-- start --

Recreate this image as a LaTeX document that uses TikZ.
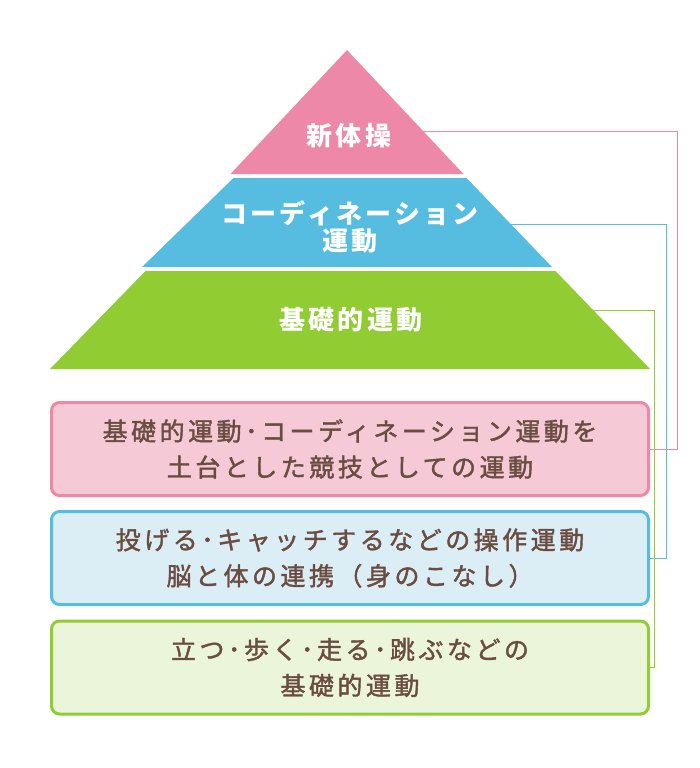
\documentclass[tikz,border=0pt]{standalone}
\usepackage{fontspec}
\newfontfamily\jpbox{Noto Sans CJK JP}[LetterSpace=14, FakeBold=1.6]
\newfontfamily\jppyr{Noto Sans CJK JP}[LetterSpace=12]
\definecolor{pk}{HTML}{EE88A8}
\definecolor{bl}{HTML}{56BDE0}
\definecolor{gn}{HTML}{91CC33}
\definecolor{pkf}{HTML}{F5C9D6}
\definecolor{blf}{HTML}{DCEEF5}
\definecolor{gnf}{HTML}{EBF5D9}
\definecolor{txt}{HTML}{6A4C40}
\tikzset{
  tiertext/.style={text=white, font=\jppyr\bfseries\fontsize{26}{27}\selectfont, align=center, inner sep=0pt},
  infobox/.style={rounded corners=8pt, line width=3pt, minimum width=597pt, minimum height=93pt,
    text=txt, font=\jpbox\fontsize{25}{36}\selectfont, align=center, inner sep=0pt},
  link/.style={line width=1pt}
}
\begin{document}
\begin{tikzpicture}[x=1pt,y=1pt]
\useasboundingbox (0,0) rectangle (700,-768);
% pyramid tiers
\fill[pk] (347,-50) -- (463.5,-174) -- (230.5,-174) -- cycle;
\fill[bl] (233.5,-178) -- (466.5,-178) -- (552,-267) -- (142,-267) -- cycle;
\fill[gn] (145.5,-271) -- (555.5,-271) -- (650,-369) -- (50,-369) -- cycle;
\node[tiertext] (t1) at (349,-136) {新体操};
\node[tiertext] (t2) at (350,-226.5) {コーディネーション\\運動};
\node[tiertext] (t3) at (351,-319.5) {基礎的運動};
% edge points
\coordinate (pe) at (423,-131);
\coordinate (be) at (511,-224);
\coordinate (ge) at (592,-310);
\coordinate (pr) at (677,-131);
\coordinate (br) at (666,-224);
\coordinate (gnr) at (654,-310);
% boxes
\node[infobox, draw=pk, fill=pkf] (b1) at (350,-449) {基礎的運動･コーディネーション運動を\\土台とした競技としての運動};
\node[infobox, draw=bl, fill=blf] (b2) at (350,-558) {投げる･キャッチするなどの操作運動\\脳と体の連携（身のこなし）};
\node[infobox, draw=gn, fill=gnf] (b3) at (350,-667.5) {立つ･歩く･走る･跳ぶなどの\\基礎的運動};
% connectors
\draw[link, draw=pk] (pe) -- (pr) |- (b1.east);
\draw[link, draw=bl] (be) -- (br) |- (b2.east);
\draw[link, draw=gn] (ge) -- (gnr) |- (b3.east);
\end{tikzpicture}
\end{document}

-- end --

-- Task instructions --
Leave out the pictures and retype every line above exactly.

-- Finished exercise --
Recreate this image as a LaTeX document that uses TikZ.
\documentclass[tikz,border=0pt]{standalone}
\usepackage{fontspec}
\newfontfamily\jpbox{Noto Sans CJK JP}[LetterSpace=14, FakeBold=1.6]
\newfontfamily\jppyr{Noto Sans CJK JP}[LetterSpace=12]
\definecolor{pk}{HTML}{EE88A8}
\definecolor{bl}{HTML}{56BDE0}
\definecolor{gn}{HTML}{91CC33}
\definecolor{pkf}{HTML}{F5C9D6}
\definecolor{blf}{HTML}{DCEEF5}
\definecolor{gnf}{HTML}{EBF5D9}
\definecolor{txt}{HTML}{6A4C40}
\tikzset{
  tiertext/.style={text=white, font=\jppyr\bfseries\fontsize{26}{27}\selectfont, align=center, inner sep=0pt},
  infobox/.style={rounded corners=8pt, line width=3pt, minimum width=597pt, minimum height=93pt,
    text=txt, font=\jpbox\fontsize{25}{36}\selectfont, align=center, inner sep=0pt},
  link/.style={line width=1pt}
}
\begin{document}
\begin{tikzpicture}[x=1pt,y=1pt]
\useasboundingbox (0,0) rectangle (700,-768);
% pyramid tiers
\fill[pk] (347,-50) -- (463.5,-174) -- (230.5,-174) -- cycle;
\fill[bl] (233.5,-178) -- (466.5,-178) -- (552,-267) -- (142,-267) -- cycle;
\fill[gn] (145.5,-271) -- (555.5,-271) -- (650,-369) -- (50,-369) -- cycle;
\node[tiertext] (t1) at (349,-136) {新体操};
\node[tiertext] (t2) at (350,-226.5) {コーディネーション\\運動};
\node[tiertext] (t3) at (351,-319.5) {基礎的運動};
% edge points
\coordinate (pe) at (423,-131);
\coordinate (be) at (511,-224);
\coordinate (ge) at (592,-310);
\coordinate (pr) at (677,-131);
\coordinate (br) at (666,-224);
\coordinate (gnr) at (654,-310);
% boxes
\node[infobox, draw=pk, fill=pkf] (b1) at (350,-449) {基礎的運動･コーディネーション運動を\\土台とした競技としての運動};
\node[infobox, draw=bl, fill=blf] (b2) at (350,-558) {投げる･キャッチするなどの操作運動\\脳と体の連携（身のこなし）};
\node[infobox, draw=gn, fill=gnf] (b3) at (350,-667.5) {立つ･歩く･走る･跳ぶなどの\\基礎的運動};
% connectors
\draw[link, draw=pk] (pe) -- (pr) |- (b1.east);
\draw[link, draw=bl] (be) -- (br) |- (b2.east);
\draw[link, draw=gn] (ge) -- (gnr) |- (b3.east);
\end{tikzpicture}
\end{document}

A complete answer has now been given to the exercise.